By Staff | Aug 30, 2016

Sharon Harrington

With five candidates in the non-partisan primary for Supervisor of Elections, the top two vote-getters in Tuesday’s balloting advance to general election runoff in November.

Those two candidates are incumbent Sharon Harrington and challenger Tommy Doyle. The heavily criticized Harrington garnered the most primary votes, tallying 43.08 percent to Doyle’s 33.44 percent. Actual vote figures are 46,881 for Harrington and 36,391 for Doyle. A total of 108,833 votes were cast for the supervisor candidates.

Dan Sinclair was third in the race with 10.15 percent (11,042 votes), Carmen Salome of Cape Coral with 8.16 percent (8,884) and James Hefren got the fewest votes at 5.18 percent (5,635).

“I’m very pleased with the results and hope it can continue through November,” said Harrington. “I’ve said it takes someone with experience in this job to do the job. Someone coming in from outside would take them a long time to catch up.”

Harrington has held the office of Supervisor of Elections in Lee County since January 2004 when she was appointed to fill the unexpired term of former supervisor Philinda Young. She was first elected in 2004 and reelected in 2008 and 2012 and is seeking her fourth full term in office.

Tommy Doyle

“I tried to set the record straight on a lot of what was going around that was not the right stuff,” Harrington said. “I tried to set the record straight on the things that have been plaguing us in the past.”

She said she will have to do some heavy campaigning for the November election against Doyle.

“With just under 25 percent of registered voters casting ballots I think that’s low,” Harrington said. “We sent out over 140,000 mail-in ballots and 11,000 of those came back as undeliverable to addresses that people requested them to be sent.”

Doyle, 64, is a Fort Myers native and third generation owner of Flint & Doyle Structural Moving.
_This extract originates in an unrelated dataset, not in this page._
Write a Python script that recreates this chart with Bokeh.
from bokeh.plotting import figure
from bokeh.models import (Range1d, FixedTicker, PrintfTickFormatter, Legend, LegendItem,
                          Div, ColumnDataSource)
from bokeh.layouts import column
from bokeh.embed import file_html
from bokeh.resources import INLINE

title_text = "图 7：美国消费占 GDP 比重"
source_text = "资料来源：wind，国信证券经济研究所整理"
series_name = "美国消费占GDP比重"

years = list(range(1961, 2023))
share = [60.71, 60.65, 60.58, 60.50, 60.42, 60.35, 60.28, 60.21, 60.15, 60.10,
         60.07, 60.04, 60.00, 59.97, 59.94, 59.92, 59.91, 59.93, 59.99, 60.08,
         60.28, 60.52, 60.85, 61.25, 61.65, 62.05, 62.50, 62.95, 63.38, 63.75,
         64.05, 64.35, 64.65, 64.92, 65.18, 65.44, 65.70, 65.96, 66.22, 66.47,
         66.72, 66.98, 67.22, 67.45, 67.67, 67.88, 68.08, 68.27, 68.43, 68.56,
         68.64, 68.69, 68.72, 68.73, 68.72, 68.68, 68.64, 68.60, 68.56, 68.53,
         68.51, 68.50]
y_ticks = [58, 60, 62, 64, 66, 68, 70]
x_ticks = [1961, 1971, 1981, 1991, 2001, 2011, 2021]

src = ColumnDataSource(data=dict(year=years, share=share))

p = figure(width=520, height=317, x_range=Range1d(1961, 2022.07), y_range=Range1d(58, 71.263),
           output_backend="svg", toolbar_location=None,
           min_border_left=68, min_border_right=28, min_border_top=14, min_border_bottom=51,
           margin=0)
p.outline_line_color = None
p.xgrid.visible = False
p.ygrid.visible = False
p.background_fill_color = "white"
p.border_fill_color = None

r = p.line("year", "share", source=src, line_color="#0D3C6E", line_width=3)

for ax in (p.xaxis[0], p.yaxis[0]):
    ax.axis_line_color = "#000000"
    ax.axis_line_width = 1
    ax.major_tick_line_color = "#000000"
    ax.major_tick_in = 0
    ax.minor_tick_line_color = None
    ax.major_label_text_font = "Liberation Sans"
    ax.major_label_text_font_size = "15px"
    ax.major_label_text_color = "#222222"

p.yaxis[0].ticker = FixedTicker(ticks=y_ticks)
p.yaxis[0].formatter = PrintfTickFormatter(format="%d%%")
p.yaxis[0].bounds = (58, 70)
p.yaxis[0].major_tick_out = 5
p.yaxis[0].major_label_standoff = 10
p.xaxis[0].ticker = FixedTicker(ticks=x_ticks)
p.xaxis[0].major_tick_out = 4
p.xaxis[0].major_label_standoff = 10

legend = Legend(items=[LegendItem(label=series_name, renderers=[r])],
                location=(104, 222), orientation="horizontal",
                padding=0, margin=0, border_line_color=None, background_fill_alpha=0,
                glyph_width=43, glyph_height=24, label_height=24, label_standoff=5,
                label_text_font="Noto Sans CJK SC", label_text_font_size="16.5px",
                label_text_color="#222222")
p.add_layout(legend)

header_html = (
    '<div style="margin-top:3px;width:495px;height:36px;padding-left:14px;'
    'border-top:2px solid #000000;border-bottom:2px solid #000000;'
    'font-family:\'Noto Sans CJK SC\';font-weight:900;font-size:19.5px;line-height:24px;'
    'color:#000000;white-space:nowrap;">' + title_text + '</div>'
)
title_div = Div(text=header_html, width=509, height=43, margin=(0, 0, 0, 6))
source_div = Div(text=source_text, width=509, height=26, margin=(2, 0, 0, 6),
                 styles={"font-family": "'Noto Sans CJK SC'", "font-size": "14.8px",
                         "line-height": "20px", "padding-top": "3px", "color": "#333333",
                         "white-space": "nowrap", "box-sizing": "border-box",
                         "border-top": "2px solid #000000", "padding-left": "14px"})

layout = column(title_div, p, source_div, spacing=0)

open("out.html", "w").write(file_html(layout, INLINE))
He said he is running against Harrington because he was disappointed with what he says is the bad reputation that Lee County has received in recent elections.

Doyle could not be reached for comment.

Sinclair finished a distant third and is disappointed that his campaign message got lost on the public.

The real estate broker and president of a financial company ran on his record of starting and running successful businesses for the past 31 years. He also wanted to improve the voter experience and bring better accuracy, integrity and accountability to the office.